Kauai Stories 2

Kauai Stories 2: Live to Surf, Surf to Live (excerpt)

Kauai Stories 2 on AmazonWith boundless exuberance and a slim, fit body that would be the envy of many 30-year-olds, Mark Sausen, 65, is a prime example of how surfing keeps a person ageless. Since moving to Kauai in 1970 after a friend told him, “Mark, the surf is unbelievable!” he has ridden waves almost daily, had near-death experiences in the ocean and even lost a close friend to drowning while surfing. But the sheer joy and exhilaration of flying across water on a surfboard always keeps him coming back for more. 

Mark loves to talk about anything and everything related to surfing. With his articulate, witty rapid-fire delivery, sound effects thrown in to illustrate his points, he still sounds like the young man he was when he first came to Kauai, a down-to-earth, happy guy who is thrilled to be able to live to surf.

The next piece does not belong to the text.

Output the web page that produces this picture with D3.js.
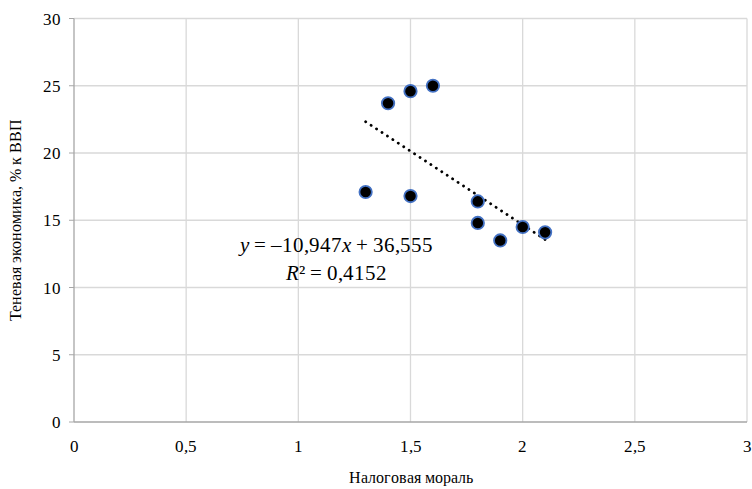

Now a surfboard shaper, making custom surfboards under his Papa Sau label, Mark lives with his wife, Louise, a Hawaiian woman, who is also a hula teacher. They make their home in Haena on the North Shore of Kauai.


Live To Surf


When I first came to Kauai in 1970, surfing was my life. It was surf, surf, surf, live to surf. That’s all my friends and I wanted to do. I felt like, “This is where I’m going to stay. I can’t leave. I’m going to figure this out one way or another.”

First we had to get a place to live. There were no places to rent. If you saw a surfer who had a place, you would say, “That guy is lucky! How did he do that?” There were no jobs either, only one restaurant near the end of the road in Haena named The Anchorage. They only had two waiters and two busboys. That’s all they needed.

I found a cottage on the beach near the restaurant for $150 per month. I called my friend Pierre, who was living in California, and said, “Come on over. I got a place on the beach, $75 apiece.”

I got a car to drive. It was a 1953 Plymouth. I got it for $35 bucks. I was living out here in the country — there was nothing out here on the North Shore then. I was about 21 years old, driving with no license, no nothing.

Pierre and I went into the Anchorage to apply to be busboys because the two waiter jobs were taken already. We had kind of longer hair. The owner says to us, “I can’t hire you with long hair. If you cut your hair, I probably could do it.” 

So we went right across the fence to our cottage and had Pierre’s girlfriend cut our hair, like bowl cuts. We looked like the Beatles. We went back over to the restaurant. The owner saw us and said, “Oh my God! You’ll do that for a job? You’re hired!” We were stoked to have a job.